Fault Detection of Rotating Machines Using poly-Coherent Composite Spectrum of Measured Vibration Responses with Machine Learning

Abstract

This study presents an efficient vibration-based fault detection method for rotating machines utilising the poly-coherent composite spectrum (pCCS) and machine learning techniques. pCCS combines vibration measurements from multiple bearing locations into a single spectrum, retaining amplitude and phase information while reducing background noise. The use of pCCS significantly reduces the number of extracted parameters in the frequency domain compared to using individual spectra at each measurement location. This reduction in parameters is crucial, especially for large industrial rotating machines, as processing and analysing extensive datasets demand significant computational resources, increasing the time and cost of fault detection. An artificial neural network (ANN)-based machine learning model is then employed for fault detection using these reduced extracted parameters. The methodology is developed and validated on an experimental rotating machine at three different speeds: below the first critical speed, between the first and second critical speeds, and above the second critical speed.
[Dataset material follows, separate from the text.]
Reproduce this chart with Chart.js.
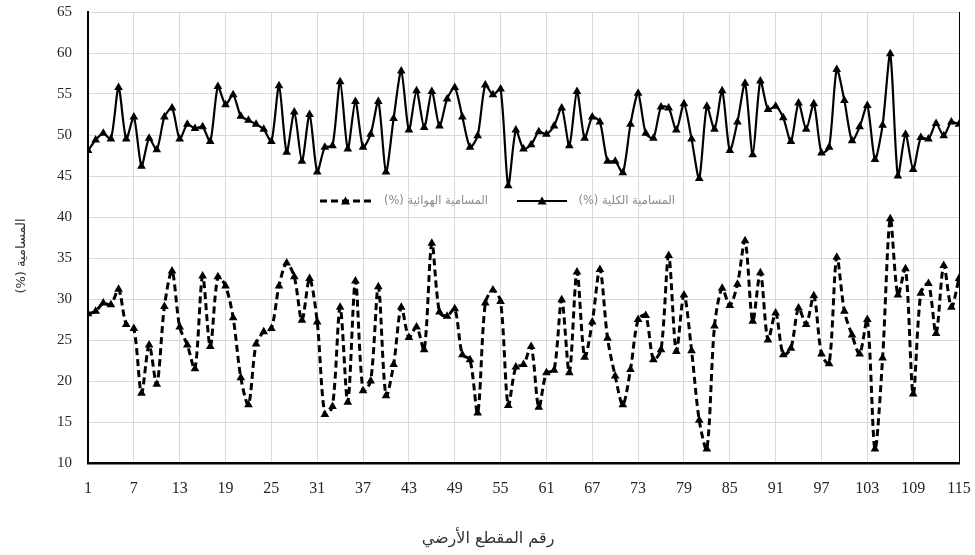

This range of speeds represents the diverse dynamic conditions commonly encountered in industrial settings. This study examines both healthy machine conditions and various simulated fault conditions, including misalignment, rotor-to-stator rub, shaft cracks, and bearing faults. By combining the pCCS technique with machine learning, this study enhances the reliability, efficiency, and practical applicability of fault detection in rotating machines under varying dynamic conditions and different machine conditions.